• [Data listing]:

BEGIN

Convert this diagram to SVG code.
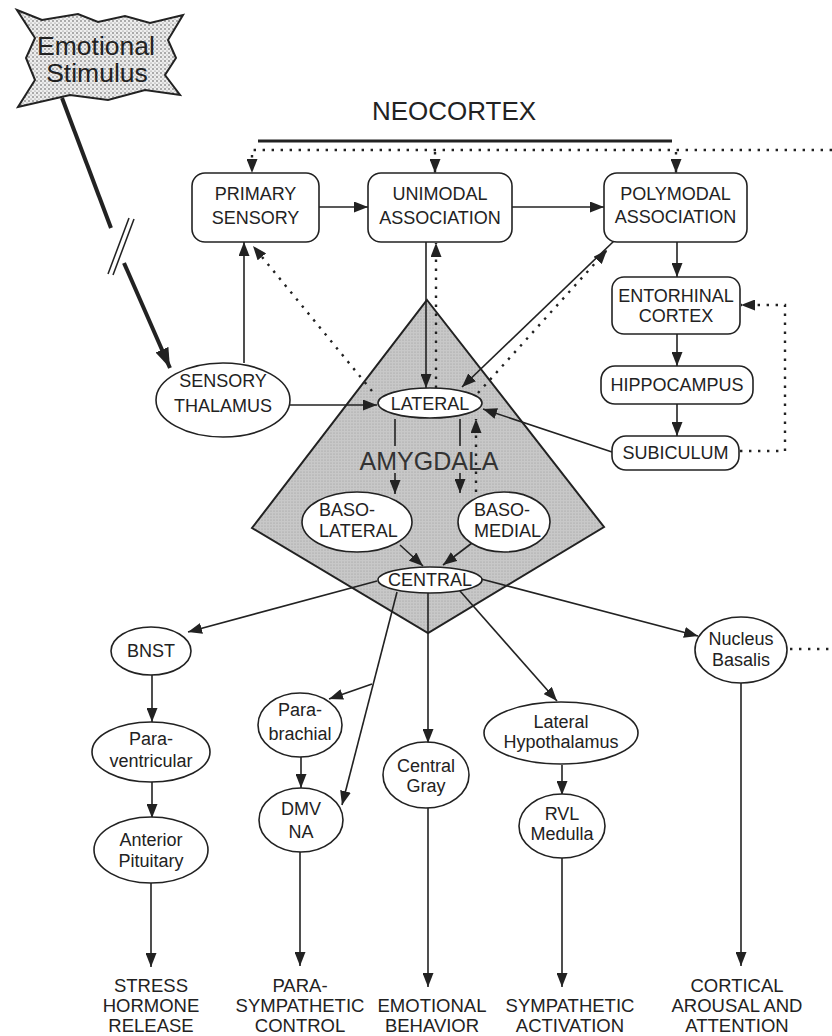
<svg xmlns="http://www.w3.org/2000/svg" width="832" height="1036" viewBox="0 0 832 1036">
<style>
text{font-family:"Liberation Sans",Arial,Helvetica,sans-serif;fill:#222;text-anchor:middle}
.t{font-size:18px}
.b{font-size:18.5px}
.box{fill:#fff;stroke:#222;stroke-width:1.6}
.ell{fill:#fff;stroke:#222;stroke-width:1.6}
.ln{fill:none;stroke:#222;stroke-width:1.6}
.ar{fill:none;stroke:#222;stroke-width:1.6;marker-end:url(#ah)}
.dt{fill:none;stroke:#222;stroke-width:2.4;stroke-dasharray:2.4 6.6}
.dta{fill:none;stroke:#222;stroke-width:2.4;stroke-dasharray:2.4 6.6;marker-end:url(#ahd)}
</style>
<defs>
<marker id="ah" viewBox="0 0 14 11" refX="14" refY="5.5" markerWidth="14" markerHeight="11" markerUnits="userSpaceOnUse" orient="auto"><path d="M0,0 L14,5.5 L0,11 z" fill="#222"/></marker>
<marker id="ahd" viewBox="0 0 14 11" refX="14" refY="5.5" markerWidth="14" markerHeight="11" markerUnits="userSpaceOnUse" orient="auto"><path d="M0,0 L14,5.5 L0,11 z" fill="#222"/></marker>
<marker id="ahb" viewBox="0 0 20 14" refX="20" refY="7" markerWidth="20" markerHeight="14" markerUnits="userSpaceOnUse" orient="auto"><path d="M0,0 L20,7 L0,14 z" fill="#222"/></marker>
<pattern id="stip" width="4" height="4" patternUnits="userSpaceOnUse"><rect width="4" height="4" fill="#eeeeee"/><circle cx="1" cy="1" r="0.8" fill="#555"/><circle cx="3" cy="3" r="0.6" fill="#777"/></pattern>
<pattern id="gray" width="3" height="3" patternUnits="userSpaceOnUse"><rect width="3" height="3" fill="#c8c8c8"/><circle cx="1" cy="1" r="0.6" fill="#999"/></pattern>
</defs>
<rect width="832" height="1036" fill="#fff"/>

<g id="stimulus">
<polygon points="17,10 42,20 78,14 98,22 125,16 150,23 183,15 168,40 176,58 165,75 180,95 145,90 108,100 70,95 18,107 35,80 26,58 35,38" fill="url(#stip)" stroke="#222" stroke-width="2"/>
<text x="96" y="55" style="font-size:26.5px">Emotional</text>
<text x="97" y="82" style="font-size:26.5px">Stimulus</text>
</g>

<g id="neocortex-label">
<text x="454" y="120" style="font-size:26px">NEOCORTEX</text>
</g>

<g id="amygdala">
<polygon points="427,300 604,527 428,633 252,528" fill="url(#gray)" stroke="#222" stroke-width="2"/>
</g>

<g id="connectors">
<line x1="258" y1="141" x2="672" y2="141" stroke="#222" stroke-width="3"/>
<path class="dta" d="M832,150 L252,150 L252,173"/>
<line class="dta" x1="435" y1="152" x2="435" y2="173"/>
<line class="dta" x1="676" y1="152" x2="676" y2="173"/>
<line x1="62" y1="98" x2="111" y2="228" stroke="#222" stroke-width="4"/>
<line x1="124" y1="263" x2="170" y2="368" stroke="#222" stroke-width="4" marker-end="url(#ahb)"/>
<line x1="108" y1="274" x2="129" y2="218" stroke="#222" stroke-width="1.5"/>
<line x1="113" y1="275" x2="134" y2="219" stroke="#222" stroke-width="1.5"/>
<line class="ar" x1="319" y1="207" x2="368" y2="207"/>
<line class="ar" x1="512" y1="207" x2="604" y2="207"/>
<line class="ar" x1="677" y1="242" x2="677" y2="277"/>
<line class="ar" x1="677" y1="334" x2="677" y2="366"/>
<line class="ar" x1="677" y1="404" x2="677" y2="436"/>
<path class="dta" d="M740,451 L785,451 L785,305 L741,305"/>
<line class="ar" x1="612" y1="452" x2="483" y2="409"/>
<line class="ar" x1="244" y1="363" x2="244" y2="242"/>
<line class="ar" x1="290" y1="405" x2="377" y2="405"/>
<line class="ar" x1="426" y1="242" x2="426" y2="388"/>
<line class="dta" x1="436" y1="388" x2="436" y2="243"/>
<line class="ar" x1="614" y1="241" x2="462" y2="387"/>
<line class="dta" x1="478" y1="393" x2="607" y2="250"/>
<line class="dta" x1="372" y1="391" x2="253" y2="246"/>
<line class="ln" x1="395" y1="419" x2="395" y2="446"/>
<line class="ar" x1="395" y1="473" x2="395" y2="494"/>
<line class="ln" x1="460" y1="419" x2="460" y2="446"/>
<line class="ar" x1="460" y1="473" x2="460" y2="493"/>
<line class="dta" x1="476" y1="492" x2="476" y2="419"/>
<line class="ar" x1="400" y1="545" x2="423" y2="566"/>
<line class="ar" x1="472" y1="543" x2="443" y2="565"/>
<line class="ar" x1="377" y1="581" x2="188" y2="632"/>
<line class="ar" x1="397" y1="592" x2="342" y2="805"/>
<line class="ar" x1="372" y1="684" x2="329" y2="699"/>
<line class="ar" x1="301" y1="757" x2="301" y2="788"/>
<line class="ar" x1="428" y1="593" x2="428" y2="743"/>
<line class="ar" x1="460" y1="591" x2="557" y2="701"/>
<line class="ar" x1="481" y1="579" x2="698" y2="636"/>
<line class="ar" x1="152" y1="675" x2="152" y2="722"/>
<line class="ar" x1="152" y1="782" x2="152" y2="818"/>
<line class="ar" x1="151" y1="883" x2="151" y2="967"/>
<line class="ar" x1="300" y1="852" x2="300" y2="966"/>
<line class="ar" x1="428" y1="808" x2="428" y2="987"/>
<line class="ar" x1="562" y1="765" x2="562" y2="795"/>
<line class="ar" x1="562" y1="858" x2="562" y2="987"/>
<line class="ar" x1="741" y1="683" x2="741" y2="966"/>
<line class="dt" x1="790" y1="649" x2="832" y2="649"/>
</g>

<g id="amygdala-label">
<text x="429" y="470" style="font-size:25px;fill:#333">AMYGDALA</text>
</g>

<g id="primary-sensory"><rect class="box" x="192" y="173" width="127" height="69" rx="13"/><text class="t" x="255.5" y="200">PRIMARY</text><text class="t" x="255.5" y="224">SENSORY</text></g>
<g id="unimodal-association"><rect class="box" x="368" y="173" width="144" height="69" rx="13"/><text class="t" x="440" y="200">UNIMODAL</text><text class="t" x="440" y="224">ASSOCIATION</text></g>
<g id="polymodal-association"><rect class="box" x="604" y="173" width="143" height="69" rx="13"/><text class="t" x="675.5" y="200">POLYMODAL</text><text class="t" x="675.5" y="223">ASSOCIATION</text></g>
<g id="entorhinal-cortex"><rect class="box" x="612" y="277" width="128" height="57" rx="12"/><text class="t" x="676" y="302">ENTORHINAL</text><text class="t" x="676" y="322">CORTEX</text></g>
<g id="hippocampus"><rect class="box" x="601" y="366" width="152" height="38" rx="14"/><text class="t" x="677" y="391">HIPPOCAMPUS</text></g>
<g id="subiculum"><rect class="box" x="612" y="436" width="127" height="34" rx="14"/><text class="t" x="675.5" y="459">SUBICULUM</text></g>

<g id="sensory-thalamus"><ellipse class="ell" cx="223" cy="400" rx="67" ry="37"/><text class="t" x="223" y="387">SENSORY</text><text class="t" x="223" y="412">THALAMUS</text></g>
<g id="lateral"><ellipse class="ell" cx="430" cy="403" rx="52" ry="15"/><text class="t" x="430" y="410">LATERAL</text></g>
<g id="basolateral"><ellipse class="ell" cx="357" cy="522" rx="55" ry="30"/><text class="t" x="319" y="516" style="text-anchor:start">BASO-</text><text class="t" x="319" y="537" style="text-anchor:start">LATERAL</text></g>
<g id="basomedial"><ellipse class="ell" cx="504" cy="522" rx="46" ry="30"/><text class="t" x="474" y="516" style="text-anchor:start">BASO-</text><text class="t" x="474" y="537" style="text-anchor:start">MEDIAL</text></g>
<g id="central"><ellipse class="ell" cx="430" cy="580" rx="52" ry="13"/><text class="t" x="430" y="586">CENTRAL</text></g>

<g id="bnst"><ellipse class="ell" cx="151" cy="651" rx="40" ry="24"/><text class="t" x="151" y="657">BNST</text></g>
<g id="paraventricular"><ellipse class="ell" cx="151" cy="752" rx="59" ry="30"/><text class="t" x="151" y="745">Para-</text><text class="t" x="151" y="767">ventricular</text></g>
<g id="anterior-pituitary"><ellipse class="ell" cx="151" cy="850" rx="57" ry="33"/><text class="t" x="151" y="846">Anterior</text><text class="t" x="151" y="867">Pituitary</text></g>
<g id="parabrachial"><ellipse class="ell" cx="300" cy="725" rx="42" ry="32"/><text class="t" x="300" y="716">Para-</text><text class="t" x="300" y="740">brachial</text></g>
<g id="dmv-na"><ellipse class="ell" cx="301" cy="820" rx="42" ry="32"/><text class="t" x="301" y="815">DMV</text><text class="t" x="301" y="838">NA</text></g>
<g id="central-gray"><ellipse class="ell" cx="426" cy="775" rx="43" ry="33"/><text class="t" x="426" y="772">Central</text><text class="t" x="426" y="792">Gray</text></g>
<g id="lateral-hypothalamus"><ellipse class="ell" cx="561" cy="733" rx="77" ry="31"/><text class="t" x="561" y="728">Lateral</text><text class="t" x="561" y="748">Hypothalamus</text></g>
<g id="rvl-medulla"><ellipse class="ell" cx="562" cy="826" rx="43" ry="32"/><text class="t" x="562" y="820">RVL</text><text class="t" x="562" y="840">Medulla</text></g>
<g id="nucleus-basalis"><ellipse class="ell" cx="741" cy="650" rx="46" ry="33"/><text class="t" x="741" y="645">Nucleus</text><text class="t" x="741" y="666">Basalis</text></g>

<g id="out-stress"><text class="b" x="151" y="992">STRESS</text><text class="b" x="151" y="1012">HORMONE</text><text class="b" x="151" y="1032">RELEASE</text></g>
<g id="out-parasympathetic"><text class="b" x="300" y="992">PARA-</text><text class="b" x="300" y="1012">SYMPATHETIC</text><text class="b" x="300" y="1032">CONTROL</text></g>
<g id="out-emotional"><text class="b" x="432" y="1012">EMOTIONAL</text><text class="b" x="432" y="1032">BEHAVIOR</text></g>
<g id="out-sympathetic"><text class="b" x="570" y="1012">SYMPATHETIC</text><text class="b" x="570" y="1032">ACTIVATION</text></g>
<g id="out-cortical"><text class="b" x="737" y="992">CORTICAL</text><text class="b" x="737" y="1012">AROUSAL AND</text><text class="b" x="737" y="1032">ATTENTION</text></g>
</svg>
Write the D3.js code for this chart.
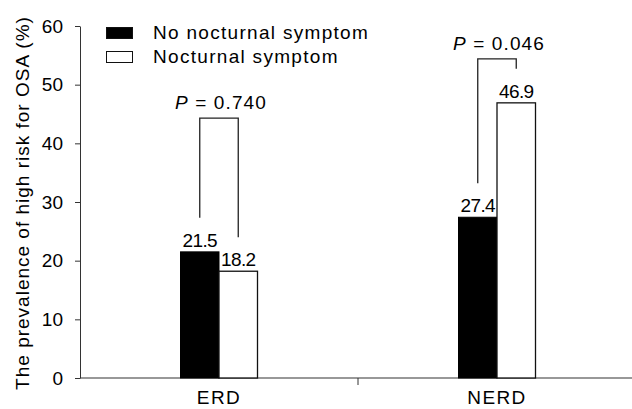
<!DOCTYPE html>
<html lang="en">
<head>
<meta charset="UTF-8">
<title>High risk for OSA by nocturnal symptom</title>
<script src="https://cdnjs.cloudflare.com/ajax/libs/d3/7.8.5/d3.min.js"></script>
<style>
  body { margin: 0; background: #fff; }
  svg text { font-family: 'Liberation Sans', Arial, sans-serif; fill: #000; }
</style>
</head>
<body>
<div id="chart"></div>
<script>
// data
const groups = ["ERD", "NERD"];
const seriesNames = ["No nocturnal symptom", "Nocturnal symptom"];
const noNocturnal = [21.5, 27.4];
const nocturnal = [18.2, 46.9];
const pValues = ["0.740", "0.046"];
const bracketLevel = [44.3, 54.4];   // height of the P bracket, in % units
const yTicks = [0, 10, 20, 30, 40, 50, 60];

const W = 632, H = 409;
const svg = d3.select("#chart").append("svg")
    .attr("width", W).attr("height", H);

const x = d3.scaleBand().domain(groups).range([80, 636]).paddingInner(0).paddingOuter(0);
const y = d3.scaleLinear().domain([0, 60]).range([378, 26]);
const barW = 38.5;

// y axis
const yAxis = svg.append("g")
    .attr("transform", "translate(80,0)")
    .call(d3.axisLeft(y).tickValues(yTicks).tickSize(5).tickPadding(12).tickSizeOuter(0));
yAxis.select(".domain").attr("stroke", "#333");
yAxis.selectAll(".tick line").attr("stroke", "#333");
yAxis.selectAll("text").attr("font-size", 19).attr("fill", "#000")
    .style("font-family", "'Liberation Sans', Arial, sans-serif");

// x axis: line, ticks on band boundaries, labels under band centres
svg.append("line")
    .attr("x1", 80).attr("x2", 636)
    .attr("y1", y(0)).attr("y2", y(0))
    .attr("stroke", "#333").attr("stroke-width", 1.2);
svg.selectAll(".xtick")
    .data(groups.slice(1))
    .join("line")
    .attr("class", "xtick")
    .attr("x1", d => x(d)).attr("x2", d => x(d))
    .attr("y1", y(0)).attr("y2", y(0) + 7)
    .attr("stroke", "#333");
svg.selectAll(".xlab")
    .data(groups)
    .join("text")
    .attr("class", "xlab")
    .attr("x", d => x(d) + x.bandwidth() / 2)
    .attr("y", 404)
    .attr("text-anchor", "middle")
    .attr("font-size", 19)
    .attr("letter-spacing", "1.4px")
    .text(d => d);

// y title
svg.append("text")
    .attr("transform", "translate(29,203) rotate(-90)")
    .attr("text-anchor", "middle")
    .attr("font-size", 19)
    .attr("letter-spacing", "1px")
    .text("The prevalence of high risk for OSA (%)");

// bars
const rows = groups.map((g, i) => ({ g, a: noNocturnal[i], b: nocturnal[i], p: pValues[i], lvl: bracketLevel[i] }));
const cx = d => x(d.g) + x.bandwidth() / 2;

const gBars = svg.append("g");
gBars.selectAll(".barA")
    .data(rows).join("rect")
    .attr("x", d => cx(d) - barW)
    .attr("y", d => y(d.a))
    .attr("width", barW)
    .attr("height", d => y(0) - y(d.a))
    .attr("fill", "#000").attr("stroke", "#000");
gBars.selectAll(".barB")
    .data(rows).join("rect")
    .attr("x", d => cx(d))
    .attr("y", d => y(d.b))
    .attr("width", barW)
    .attr("height", d => y(0) - y(d.b))
    .attr("fill", "#fff").attr("stroke", "#111").attr("stroke-width", 1.3);

// value labels
svg.selectAll(".labA").data(rows).join("text")
    .attr("x", d => cx(d) - barW / 2).attr("y", d => y(d.a) - 5)
    .attr("text-anchor", "middle").attr("font-size", 19)
    .attr("letter-spacing", "-0.6px")
    .text(d => d.a.toFixed(1));
svg.selectAll(".labB").data(rows).join("text")
    .attr("x", d => cx(d) + barW / 2).attr("y", d => y(d.b) - 5)
    .attr("text-anchor", "middle").attr("font-size", 19)
    .attr("letter-spacing", "-0.6px")
    .text(d => d.b.toFixed(1));

// P brackets
svg.selectAll(".bracket").data(rows).join("path")
    .attr("fill", "none").attr("stroke", "#222").attr("stroke-width", 1.3)
    .attr("d", d => {
        const x1 = cx(d) - barW / 2, x2 = cx(d) + barW / 2;
        const top = y(d.lvl);
        return `M${x1},${y(d.a) - 34}V${top}H${x2}V${y(d.b) - 34}`;
    });
const pt = svg.selectAll(".plab").data(rows).join("text")
    .attr("x", d => cx(d) + 2).attr("y", d => y(d.lvl) - 9)
    .attr("text-anchor", "middle").attr("font-size", 19)
    .attr("letter-spacing", "1.1px");
pt.append("tspan").attr("font-style", "italic").text("P");
pt.append("tspan").text(d => " = " + d.p);

// legend
const leg = svg.append("g");
const legColors = ["#000", "#fff"];
seriesNames.forEach((s, i) => {
    const yy = 27 + i * 24;
    leg.append("rect")
        .attr("x", 106.5).attr("y", yy + 0.5)
        .attr("width", 26).attr("height", 11)
        .attr("fill", legColors[i]).attr("stroke", "#111");
    leg.append("text")
        .attr("x", 153).attr("y", yy + 11.5)
        .attr("font-size", 19)
        .attr("letter-spacing", "1.3px")
        .text(s);
});
</script>
</body>
</html>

END

Repeat exactly the stretch of lines that opens with the line containing "Write the D3.js code for this chart." and closes with the line containing "const barW = 38.5;". Leave the pictures out, and add nothing.

• [Response]:
Write the D3.js code for this chart.
<!DOCTYPE html>
<html lang="en">
<head>
<meta charset="UTF-8">
<title>High risk for OSA by nocturnal symptom</title>
<script src="https://cdnjs.cloudflare.com/ajax/libs/d3/7.8.5/d3.min.js"></script>
<style>
  body { margin: 0; background: #fff; }
  svg text { font-family: 'Liberation Sans', Arial, sans-serif; fill: #000; }
</style>
</head>
<body>
<div id="chart"></div>
<script>
// data
const groups = ["ERD", "NERD"];
const seriesNames = ["No nocturnal symptom", "Nocturnal symptom"];
const noNocturnal = [21.5, 27.4];
const nocturnal = [18.2, 46.9];
const pValues = ["0.740", "0.046"];
const bracketLevel = [44.3, 54.4];   // height of the P bracket, in % units
const yTicks = [0, 10, 20, 30, 40, 50, 60];

const W = 632, H = 409;
const svg = d3.select("#chart").append("svg")
    .attr("width", W).attr("height", H);

const x = d3.scaleBand().domain(groups).range([80, 636]).paddingInner(0).paddingOuter(0);
const y = d3.scaleLinear().domain([0, 60]).range([378, 26]);
const barW = 38.5;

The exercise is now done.